On the financial sector, as you can imagine, I think even here there is a high degree of concordance in our views. There might, of course, be some differences in nuance or in the speed with which certain changes need to take place. You should also keep in mind that from the IMF our discussions are primarily, at least at the government level, are with the federal government. There are, of course, a number of policy measures over here that are connected with decisions that have to be made by Länder governments, and at this point I should say that our dialogue with the Länder governments is not at the same level as it is with the federal government.
QUESTIONER: Mr. Chopra, you said that it might be potentially damaging from a cyclical perspective, also politically difficult to keep the deficit below 3 percent next year. So do you suggest that the government shouldn't even try? And how do you judge the damage done to the European Stability Pact?
MR. CHOPRA: I think here I would point you to the discussion in the euro area paper of the IMF because we also, in addition to having consultations, bilateral consultations with various countries in the euro area, we also have regional consultation with the ECB and the European Commission. And the euro area paper outlines the position with regard to things such as the Stability and Growth Pact.
For Germany, I should say that the way we see it—and this is consistent with the line that was taken in the euro area paper—is that there is a tradeoff between short-term consolidation and medium-term commitments to implement structural reforms that assist both growth and fiscal consolidation.
Germany's fiscal problems are not short-term problems. These are long-term problems, and they have to be addressed with strong structural measures. And that's what we see the German authorities as doing, and that's why we think that this is the course to take.

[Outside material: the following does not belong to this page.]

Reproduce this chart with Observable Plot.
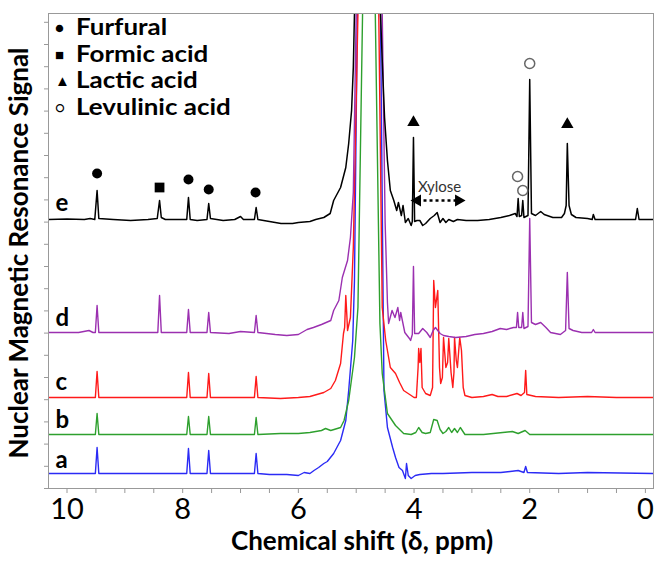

In terms of how this fits in with the Stability and Growth Pact, that is, of course, up to the European Commission and the Finance Ministers to decide. That's not in our bailiwick.
But I should also point out that, as we see it, the fiscal accounts for 2004 as they're shaping up, they do—even these fiscal accounts—even this budget would imply a modest fiscal contraction. The point is that it's somewhat less contractionary than under earlier baseline scenarios. But, again, what I would emphasize is that the government is indeed taking steps to address the long-term fiscal situation.
MS. LOTZE: Thank you very much. We'll close the conference call here. Thank you very much for participating.